I note that one of the oldies at the centre of the Delfin Island video has said anonymously that she regrets her behaviour.
Well, good on her, but so she should. I am not sure what the rest of her gang think. They might be readying themselves for another busy afternoon laminating signs at the local Officeworks.
I have written before about how the chief victims of Nimbyism in this town are usually the young.
It doesn’t matter if it’s a hockey pitch in Netherby, expanded facilities for new girls’ AFLW teams at the Goody Saints, or the prospect of lights being installed at Glenelg Oval sparking documented fears among some locals that children would bang their hands on the advertising hoardings to celebrate goals. That fear prompted the serious suggestion from one resident that large black and gold cushions could be installed along the boundary fence to muffle the racket.
Or my personal favourite, the old hippy man at Aldinga Beach who wandered like the Sasquatch out of the scrub with a petition one day, asking if I’d sign to oppose plans for a footpath and bike path along the lower esplanade, which he warned would bring “countless children” into the area.
What the hell is wrong with these people?
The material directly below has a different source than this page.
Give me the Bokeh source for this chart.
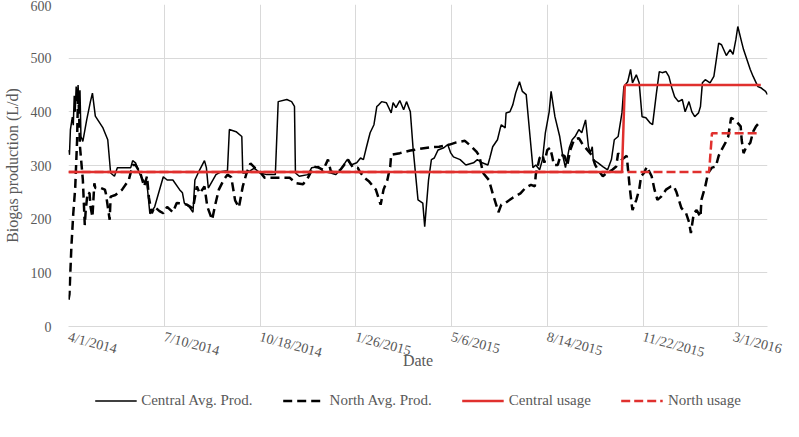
import datetime as dt
import pandas as pd
from bokeh.plotting import figure
from bokeh.layouts import column
from bokeh.models import FixedTicker, Legend, LegendItem, Range1d
from bokeh.embed import file_html
from bokeh.resources import INLINE

# ---------------- data ----------------
start_date = "2014-04-01"
end_date = "2016-03-31"
tick_labels = ["4/1/2014", "7/10/2014", "10/18/2014", "1/26/2015",
               "5/6/2015", "8/14/2015", "11/22/2015", "3/1/2016"]
y_ticks = [0, 100, 200, 300, 400, 500, 600]
series_names = ["Central Avg. Prod.", "North Avg. Prod.", "Central usage", "North usage"]

# days since 4/1/2014
central_day = [0, 1, 2, 4, 5, 6, 7, 8, 9, 10, 11, 12, 13, 15, 19, 23, 25, 28, 36, 41,
               44, 48, 51, 65, 67, 70, 74, 77, 82, 85, 90, 99, 103, 109, 116, 119, 121,
               126, 130, 132, 137, 142, 144, 146, 154, 160, 166, 168, 175, 181, 182, 186,
               194, 200, 207, 216, 219, 228, 233, 236, 237, 241, 250, 254, 261, 266, 274,
               279, 284, 291, 295, 301, 305, 308, 311, 315, 319, 322, 324, 327, 332, 337,
               339, 342, 346, 350, 353, 357, 360, 361, 365, 370, 372, 376, 379, 382, 386,
               392, 396, 399, 402, 409, 415, 423, 427, 432, 438, 440, 443, 448, 451, 452,
               456, 457, 461, 464, 467, 471, 474, 478, 482, 485, 488, 492, 495, 498, 502,
               504, 508, 513, 516, 519, 523, 526, 529, 533, 536, 540, 543, 545, 547, 548,
               553, 558, 563, 567, 570, 574, 578, 580, 584, 587, 589, 593, 596, 599, 603,
               607, 610, 614, 617, 620, 624, 627, 630, 633, 637, 641, 644, 648, 651, 654,
               658, 660, 662, 665, 670, 674, 677, 679, 682, 687, 691, 694, 697, 699, 703,
               705, 712, 715, 720, 723, 728, 730]
central_val = [329, 320, 367, 390, 375, 430, 400, 447, 420, 450, 410, 440, 354, 345, 385,
               420, 435, 392, 370, 348, 286, 280, 296, 296, 309, 305, 286, 275, 265, 210,
               223, 279, 273, 273, 255, 249, 230, 223, 213, 273, 292, 309, 296, 258, 283,
               289, 290, 367, 363, 354, 286, 286, 295, 286, 283, 283, 419, 423, 419, 410,
               286, 280, 283, 296, 298, 289, 286, 283, 292, 311, 301, 305, 314, 311, 333,
               361, 376, 410, 413, 419, 417, 398, 417, 408, 421, 404, 419, 400, 329, 311,
               236, 230, 186, 273, 311, 314, 329, 333, 339, 324, 316, 311, 301, 305, 311,
               305, 301, 314, 335, 348, 370, 376, 370, 398, 400, 413, 435, 456, 438, 432,
               354, 296, 301, 292, 311, 361, 400, 438, 391, 354, 320, 296, 333, 348, 354,
               367, 361, 385, 335, 324, 335, 311, 305, 298, 292, 311, 348, 354, 398, 447,
               456, 479, 454, 469, 454, 391, 389, 380, 376, 435, 475, 473, 475, 466, 445,
               428, 419, 423, 400, 419, 400, 391, 398, 410, 454, 460, 454, 466, 503, 528,
               525, 505, 516, 507, 535, 559, 530, 516, 479, 466, 447, 445, 438, 432]

north_day = [0, 1, 3, 5, 7, 9, 10, 11, 12, 15, 17, 18, 20, 22, 23, 25, 27, 28, 34, 38,
             39, 43, 44, 49, 56, 63, 67, 70, 75, 79, 82, 84, 87, 90, 95, 99, 103, 109,
             113, 119, 124, 130, 134, 137, 142, 145, 150, 153, 157, 162, 166, 170, 174,
             178, 182, 186, 190, 195, 200, 205, 214, 225, 231, 238, 245, 250, 256, 261,
             266, 271, 274, 279, 284, 292, 297, 302, 304, 309, 314, 321, 326, 329, 333,
             336, 337, 346, 357, 367, 378, 387, 398, 405, 414, 421, 426, 429, 433, 439,
             443, 449, 452, 456, 464, 469, 472, 477, 483, 487, 488, 492, 495, 497, 500,
             503, 505, 507, 511, 514, 518, 521, 524, 528, 533, 536, 540, 547, 550, 553,
             558, 562, 568, 572, 574, 578, 583, 586, 588, 589, 593, 596, 598, 601, 604,
             609, 612, 615, 619, 624, 629, 632, 635, 640, 645, 648, 650, 653, 656, 660,
             661, 665, 668, 672, 676, 679, 682, 686, 689, 692, 696, 702, 703, 705, 708,
             712, 715, 718, 721]
north_val = [50, 60, 148, 211, 258, 348, 440, 400, 335, 273, 189, 217, 250, 248, 223, 204,
             267, 258, 258, 255, 248, 199, 242, 245, 255, 273, 301, 301, 286, 261, 280, 240,
             211, 223, 215, 211, 223, 213, 230, 229, 227, 220, 261, 248, 261, 223, 199, 225,
             255, 273, 283, 278, 235, 222, 261, 286, 304, 295, 288, 277, 277, 277, 277, 267,
             265, 277, 298, 296, 292, 311, 289, 286, 292, 311, 296, 296, 289, 277, 270, 255,
             227, 255, 273, 298, 320, 323, 328, 331, 334, 335, 339, 343, 346, 335, 326, 318,
             286, 273, 248, 213, 227, 230, 240, 245, 248, 258, 264, 261, 283, 314, 320, 305,
             329, 333, 318, 301, 301, 320, 318, 301, 329, 348, 351, 342, 333, 318, 301, 292,
             280, 286, 292, 298, 323, 311, 318, 261, 230, 217, 236, 255, 280, 286, 298, 280,
             255, 236, 242, 255, 261, 262, 250, 221, 211, 195, 174, 211, 217, 204, 236, 261,
             286, 296, 298, 318, 329, 342, 354, 389, 385, 373, 348, 323, 335, 342, 363, 373,
             379]

central_usage_day = [0, 578, 581, 723]
central_usage_val = [288, 288, 450, 450]
north_usage_day = [0, 669, 672, 720]
north_usage_val = [288, 288, 360, 360]

# ---------------- helpers ----------------
t0 = pd.Timestamp(start_date)


def to_dates(days):
    return [t0 + pd.Timedelta(days=d) for d in days]


tick_ms = [int(pd.Timestamp(dt.datetime.strptime(s, "%m/%d/%Y")).value // 10**6)
           for s in tick_labels]

FONT = "Liberation Serif"
TXT = "#595959"
GRID = "#d9d9d9"
RED = "#e0302e"
styles = [dict(line_color="black", line_width=1.5),
          dict(line_color="black", line_width=2.5, line_dash="9 5"),
          dict(line_color=RED, line_width=2.5),
          dict(line_color=RED, line_width=2.5, line_dash="9 4")]

p = figure(width=783, height=380, x_axis_type="datetime",
           x_range=Range1d(t0, pd.Timestamp(end_date)), y_range=Range1d(0, 600),
           output_backend="svg", toolbar_location=None,
           min_border_left=59, min_border_right=16, min_border_top=4,
           min_border_bottom=54)
p.outline_line_color = None
p.background_fill_color = "white"
p.border_fill_color = "white"

p.line(to_dates(central_day), central_val, **styles[0])
p.line(to_dates(north_day), north_val, **styles[1])
p.line(to_dates(central_usage_day), central_usage_val, **styles[2])
p.line(to_dates(north_usage_day), north_usage_val, **styles[3])

# axes
xa = p.xaxis[0]
xa.ticker = FixedTicker(ticks=tick_ms)
xa.major_label_overrides = {t: s for t, s in zip(tick_ms, tick_labels)}
xa.major_label_orientation = -0.26
xa.axis_label = "Date"
ya = p.yaxis[0]
ya.ticker = FixedTicker(ticks=y_ticks)
ya.axis_label = "Biogas production (L/d)"

for ax in (xa, ya):
    ax.major_tick_line_color = None
    ax.minor_tick_line_color = None
    ax.major_label_text_font = FONT
    ax.major_label_text_font_size = "14px"
    ax.major_label_text_color = TXT
    ax.axis_label_text_font = FONT
    ax.axis_label_text_font_size = "16px"
    ax.axis_label_text_font_style = "normal"
    ax.axis_label_text_color = TXT
xa.axis_line_color = GRID
ya.axis_line_color = None
xa.major_label_standoff = 4
ya.major_label_standoff = 11
xa.axis_label_standoff = -18
ya.axis_label_standoff = 7

p.xgrid.ticker = FixedTicker(ticks=tick_ms)
p.ygrid.ticker = FixedTicker(ticks=y_ticks)
p.xgrid.grid_line_color = GRID
p.ygrid.grid_line_color = GRID

# ---------------- legend strip below the chart ----------------
lg = figure(width=783, height=40, output_backend="svg", toolbar_location=None,
            x_range=Range1d(0, 1), y_range=Range1d(0, 1),
            x_axis_location=None, y_axis_location=None,
            min_border_left=67, min_border_right=8, min_border_top=0,
            min_border_bottom=0)
lg.outline_line_color = None
lg.xgrid.visible = False
lg.ygrid.visible = False
# key-only renderers, placed outside the visible range of the strip
dummies = [lg.line([5, 6], [5, 6], **st) for st in styles]

legend = Legend(items=[LegendItem(label=n, renderers=[r])
                       for n, r in zip(series_names, dummies)],
                orientation="horizontal", location="center",
                glyph_width=42, glyph_height=16, label_standoff=5, spacing=30,
                padding=0, margin=0, border_line_color=None, background_fill_alpha=0,
                label_text_font=FONT, label_text_font_size="15px",
                label_text_color=TXT)
lg.add_layout(legend)

layout = column(p, lg, spacing=0)
open("out.html", "w").write(file_html(layout, INLINE))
They have clearly forgotten what it was like to be a kid, to want to run around, exercise and play with friends, and heaven forbid even make a bit of noise.
At the same time we fret and moan about the youth of today, the fact that the devil can so easily find work for their idle hands to do, we are happy for our local council to go around erecting signs saying “No playing with basketballs after 6pm”.
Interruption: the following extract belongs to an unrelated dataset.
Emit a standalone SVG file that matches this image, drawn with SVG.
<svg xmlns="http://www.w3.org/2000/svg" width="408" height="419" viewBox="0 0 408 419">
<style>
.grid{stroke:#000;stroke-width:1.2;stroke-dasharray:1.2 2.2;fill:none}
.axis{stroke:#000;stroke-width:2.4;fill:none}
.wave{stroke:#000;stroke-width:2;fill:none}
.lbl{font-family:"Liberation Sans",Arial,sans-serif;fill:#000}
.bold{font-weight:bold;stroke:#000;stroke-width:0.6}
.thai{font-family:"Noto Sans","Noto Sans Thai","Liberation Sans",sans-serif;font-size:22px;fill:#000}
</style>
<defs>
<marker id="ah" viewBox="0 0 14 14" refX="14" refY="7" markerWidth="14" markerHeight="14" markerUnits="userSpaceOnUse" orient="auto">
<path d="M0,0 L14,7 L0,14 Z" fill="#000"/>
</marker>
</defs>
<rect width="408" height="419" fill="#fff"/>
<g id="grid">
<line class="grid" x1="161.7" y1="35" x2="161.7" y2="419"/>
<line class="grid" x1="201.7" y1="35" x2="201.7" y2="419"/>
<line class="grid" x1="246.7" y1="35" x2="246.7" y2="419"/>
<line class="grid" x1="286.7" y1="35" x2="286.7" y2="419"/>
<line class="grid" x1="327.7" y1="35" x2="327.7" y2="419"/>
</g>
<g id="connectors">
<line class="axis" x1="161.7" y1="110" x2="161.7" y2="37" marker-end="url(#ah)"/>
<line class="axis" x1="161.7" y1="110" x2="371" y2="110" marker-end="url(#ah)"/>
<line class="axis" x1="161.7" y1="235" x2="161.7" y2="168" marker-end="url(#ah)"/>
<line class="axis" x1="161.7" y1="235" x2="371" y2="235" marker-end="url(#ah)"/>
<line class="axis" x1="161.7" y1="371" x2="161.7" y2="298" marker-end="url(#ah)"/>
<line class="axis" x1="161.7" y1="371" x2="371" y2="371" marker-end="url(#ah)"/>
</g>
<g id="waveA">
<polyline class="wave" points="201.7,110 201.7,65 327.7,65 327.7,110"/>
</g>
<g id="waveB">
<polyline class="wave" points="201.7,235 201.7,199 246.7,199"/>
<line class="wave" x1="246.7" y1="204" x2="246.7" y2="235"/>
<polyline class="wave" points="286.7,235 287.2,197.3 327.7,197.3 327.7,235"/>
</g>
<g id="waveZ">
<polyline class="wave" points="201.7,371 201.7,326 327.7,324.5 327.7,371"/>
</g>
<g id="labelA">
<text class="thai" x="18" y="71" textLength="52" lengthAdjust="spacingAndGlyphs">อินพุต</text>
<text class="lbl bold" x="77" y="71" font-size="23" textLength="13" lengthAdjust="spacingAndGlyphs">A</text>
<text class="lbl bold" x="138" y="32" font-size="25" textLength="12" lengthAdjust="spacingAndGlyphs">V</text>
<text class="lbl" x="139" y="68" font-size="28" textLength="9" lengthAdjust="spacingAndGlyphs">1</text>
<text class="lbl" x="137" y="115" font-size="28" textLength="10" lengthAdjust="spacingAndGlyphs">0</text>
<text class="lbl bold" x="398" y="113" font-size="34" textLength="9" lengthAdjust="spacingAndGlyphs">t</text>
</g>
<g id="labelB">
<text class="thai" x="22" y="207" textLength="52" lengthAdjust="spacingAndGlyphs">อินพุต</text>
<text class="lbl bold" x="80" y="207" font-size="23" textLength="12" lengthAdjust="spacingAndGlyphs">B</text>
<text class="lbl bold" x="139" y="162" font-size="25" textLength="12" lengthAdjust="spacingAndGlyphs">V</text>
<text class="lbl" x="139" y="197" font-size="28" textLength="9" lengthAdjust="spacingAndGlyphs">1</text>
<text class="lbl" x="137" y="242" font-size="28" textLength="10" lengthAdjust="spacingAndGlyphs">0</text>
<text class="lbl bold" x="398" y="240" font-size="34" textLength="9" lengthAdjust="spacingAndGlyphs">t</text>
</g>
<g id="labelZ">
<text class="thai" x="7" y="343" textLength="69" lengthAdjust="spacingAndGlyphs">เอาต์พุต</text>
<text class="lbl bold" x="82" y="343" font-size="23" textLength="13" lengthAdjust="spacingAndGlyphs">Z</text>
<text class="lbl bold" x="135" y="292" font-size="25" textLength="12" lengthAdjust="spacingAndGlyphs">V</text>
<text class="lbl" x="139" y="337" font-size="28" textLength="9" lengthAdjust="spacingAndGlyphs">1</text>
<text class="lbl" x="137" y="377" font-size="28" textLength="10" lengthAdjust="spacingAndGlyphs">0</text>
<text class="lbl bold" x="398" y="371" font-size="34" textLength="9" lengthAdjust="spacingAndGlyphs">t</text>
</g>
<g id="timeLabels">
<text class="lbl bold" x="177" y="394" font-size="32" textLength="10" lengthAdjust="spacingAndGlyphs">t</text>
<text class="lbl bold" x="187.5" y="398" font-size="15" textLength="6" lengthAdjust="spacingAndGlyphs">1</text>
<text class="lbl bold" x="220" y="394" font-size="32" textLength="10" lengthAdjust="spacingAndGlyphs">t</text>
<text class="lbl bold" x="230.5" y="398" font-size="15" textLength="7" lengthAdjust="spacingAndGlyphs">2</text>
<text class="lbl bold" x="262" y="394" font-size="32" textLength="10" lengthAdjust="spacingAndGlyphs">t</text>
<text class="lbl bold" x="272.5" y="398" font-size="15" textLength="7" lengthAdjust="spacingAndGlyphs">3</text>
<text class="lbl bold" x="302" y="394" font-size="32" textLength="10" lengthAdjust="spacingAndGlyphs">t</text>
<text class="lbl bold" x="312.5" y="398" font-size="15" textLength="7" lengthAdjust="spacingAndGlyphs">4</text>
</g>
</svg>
Because, you know, setting aside Ukraine, Gaza and the existence of Donald Trump, the worst thing happening in the world right now is the sound of two kids shooting hoops after teatime.
I’m not much of a fisherman, and have always thought Samtass exists for the very convenient reason that you can always get high quality and reasonable seafood there without covering yourself in blood, guts and sunscreen.
But as a matter of principle in this case, I’m keen to head to Delfin Island in solidarity with these fine children to give fishing a go.
Let’s give the last word to the dad of one of the kids, Tony Garland, who had this to say: “These boys deserve praise for being out on their bikes, embracing the outdoors, and enjoying life rather than being cooped up inside with video games.”